Directive
Reproduce the data below in full and exclude every picture.

Information provided

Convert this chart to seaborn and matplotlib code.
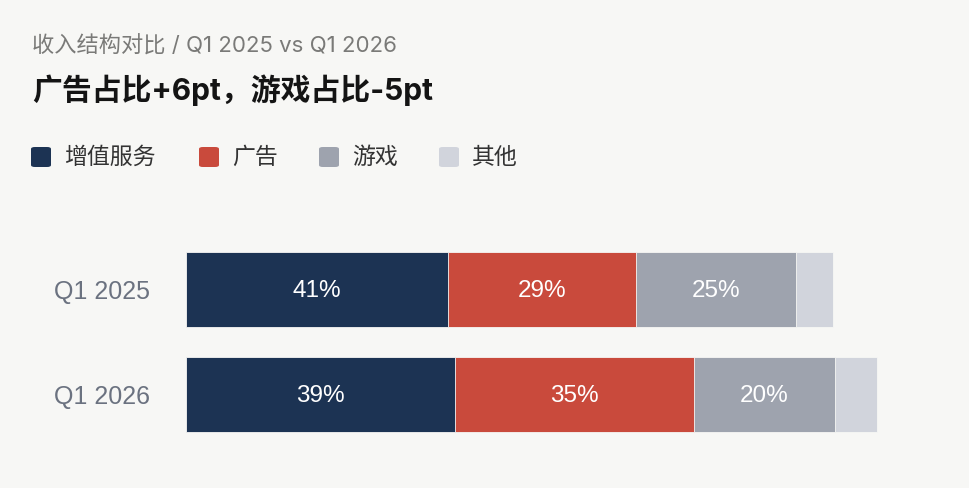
import numpy as np
import pandas as pd
import seaborn as sns
import matplotlib.pyplot as plt
from matplotlib.patches import FancyBboxPatch

# 数据（按像素估读的收入规模，单位任意；2025 总计 = 100）
quarters = ["Q1 2025", "Q1 2026"]
segments = ["增值服务", "广告", "游戏", "其他"]
vas = [40.5, 41.6]
ads = [29.1, 36.9]
games = [24.7, 21.8]
other = [5.7, 6.5]
labels_vas = ["41%", "39%"]
labels_ads = ["29%", "35%"]
labels_games = ["25%", "20%"]
labels_other = ["", ""]

colors = ["#1c3353", "#c94a3c", "#9ea3ae", "#d1d4dc"]
bg = "#f7f7f5"

sns.set_theme(style="white")
plt.rcParams['font.family'] = ['Noto Sans CJK SC', 'DejaVu Sans']
title_fonts = ['Inter', 'Noto Sans CJK SC', 'DejaVu Sans']
num_fonts = ['Liberation Sans', 'DejaVu Sans']

rows = []
for name, vals in zip(segments, [vas, ads, games, other]):
    for q, v in zip(quarters, vals):
        rows.append({"quarter": q, "segment": name, "value": v})
df = pd.DataFrame(rows)
df["cum"] = df.groupby("quarter")["value"].cumsum()
df["mid"] = df["cum"] - df["value"] / 2

fig = plt.figure(figsize=(9.7, 4.88), dpi=100, facecolor=bg)
ax = fig.add_axes([186 / 970, 41 / 488, 744 / 970, 210 / 488])
ax.set_facecolor(bg)

# 叠加画法：从最长的累计值开始画
for name, col in reversed(list(zip(segments, colors))):
    sub = df[df["segment"] == name]
    sns.barplot(data=sub, x="cum", y="quarter", order=quarters, color=col,
                width=0.714, edgecolor=bg, linewidth=0.6, saturation=1, ax=ax)

all_labels = {"增值服务": labels_vas, "广告": labels_ads, "游戏": labels_games, "其他": labels_other}
for name in segments:
    sub = df[df["segment"] == name].set_index("quarter").loc[quarters]
    for i, (m, lab) in enumerate(zip(sub["mid"], all_labels[name])):
        ax.text(m, i + 0.01, lab, ha="center", va="center", color="white",
                fontsize=17.5, family=num_fonts)

ax.set_xlim(0, 744 / 6.47)
ax.set_ylim(1.5, -0.5)
ax.set_xlabel("")
ax.set_ylabel("")
ax.set_xticks([])
ax.tick_params(axis="y", length=0, pad=26, labelsize=18, labelcolor="#6b7280")
for t in ax.get_yticklabels():
    t.set_family(num_fonts)
sns.despine(ax=ax, left=True, bottom=True)

# 标题
fig.text(32 / 970, 1 - 46 / 488, "收入结构对比 / Q1 2025 vs Q1 2026",
         fontsize=16, color="#7a7a78", va="center", ha="left", family=title_fonts)
fig.text(32 / 970, 1 - 90 / 488, "广告占比+6pt，游戏占比-5pt",
         fontsize=21.5, color="#141414", fontweight="bold", va="center", ha="left",
         family=title_fonts)

# 图例
leg_x = [31, 199, 319, 439]
for x, name, col in zip(leg_x, segments, colors):
    fig.patches.append(FancyBboxPatch((x / 970, 1 - 167 / 488), 20 / 970, 20 / 488,
                                      boxstyle="round,pad=0,rounding_size=0.004",
                                      transform=fig.transFigure, facecolor=col,
                                      edgecolor="none"))
    fig.text((x + 33) / 970, 1 - 157 / 488, name, fontsize=16.5, color="#333333",
             va="center", ha="left")

fig.savefig("out.png", dpi=100, facecolor=bg)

Answer to the problem
Convert this chart to seaborn and matplotlib code.
import numpy as np
import pandas as pd
import seaborn as sns
import matplotlib.pyplot as plt
from matplotlib.patches import FancyBboxPatch

# 数据（按像素估读的收入规模，单位任意；2025 总计 = 100）
quarters = ["Q1 2025", "Q1 2026"]
segments = ["增值服务", "广告", "游戏", "其他"]
vas = [40.5, 41.6]
ads = [29.1, 36.9]
games = [24.7, 21.8]
other = [5.7, 6.5]
labels_vas = ["41%", "39%"]
labels_ads = ["29%", "35%"]
labels_games = ["25%", "20%"]
labels_other = ["", ""]

colors = ["#1c3353", "#c94a3c", "#9ea3ae", "#d1d4dc"]
bg = "#f7f7f5"

sns.set_theme(style="white")
plt.rcParams['font.family'] = ['Noto Sans CJK SC', 'DejaVu Sans']
title_fonts = ['Inter', 'Noto Sans CJK SC', 'DejaVu Sans']
num_fonts = ['Liberation Sans', 'DejaVu Sans']

rows = []
for name, vals in zip(segments, [vas, ads, games, other]):
    for q, v in zip(quarters, vals):
        rows.append({"quarter": q, "segment": name, "value": v})
df = pd.DataFrame(rows)
df["cum"] = df.groupby("quarter")["value"].cumsum()
df["mid"] = df["cum"] - df["value"] / 2

fig = plt.figure(figsize=(9.7, 4.88), dpi=100, facecolor=bg)
ax = fig.add_axes([186 / 970, 41 / 488, 744 / 970, 210 / 488])
ax.set_facecolor(bg)

# 叠加画法：从最长的累计值开始画
for name, col in reversed(list(zip(segments, colors))):
    sub = df[df["segment"] == name]
    sns.barplot(data=sub, x="cum", y="quarter", order=quarters, color=col,
                width=0.714, edgecolor=bg, linewidth=0.6, saturation=1, ax=ax)

all_labels = {"增值服务": labels_vas, "广告": labels_ads, "游戏": labels_games, "其他": labels_other}
for name in segments:
    sub = df[df["segment"] == name].set_index("quarter").loc[quarters]
    for i, (m, lab) in enumerate(zip(sub["mid"], all_labels[name])):
        ax.text(m, i + 0.01, lab, ha="center", va="center", color="white",
                fontsize=17.5, family=num_fonts)

ax.set_xlim(0, 744 / 6.47)
ax.set_ylim(1.5, -0.5)
ax.set_xlabel("")
ax.set_ylabel("")
ax.set_xticks([])
ax.tick_params(axis="y", length=0, pad=26, labelsize=18, labelcolor="#6b7280")
for t in ax.get_yticklabels():
    t.set_family(num_fonts)
sns.despine(ax=ax, left=True, bottom=True)

# 标题
fig.text(32 / 970, 1 - 46 / 488, "收入结构对比 / Q1 2025 vs Q1 2026",
         fontsize=16, color="#7a7a78", va="center", ha="left", family=title_fonts)
fig.text(32 / 970, 1 - 90 / 488, "广告占比+6pt，游戏占比-5pt",
         fontsize=21.5, color="#141414", fontweight="bold", va="center", ha="left",
         family=title_fonts)

# 图例
leg_x = [31, 199, 319, 439]
for x, name, col in zip(leg_x, segments, colors):
    fig.patches.append(FancyBboxPatch((x / 970, 1 - 167 / 488), 20 / 970, 20 / 488,
                                      boxstyle="round,pad=0,rounding_size=0.004",
                                      transform=fig.transFigure, facecolor=col,
                                      edgecolor="none"))
    fig.text((x + 33) / 970, 1 - 157 / 488, name, fontsize=16.5, color="#333333",
             va="center", ha="left")

fig.savefig("out.png", dpi=100, facecolor=bg)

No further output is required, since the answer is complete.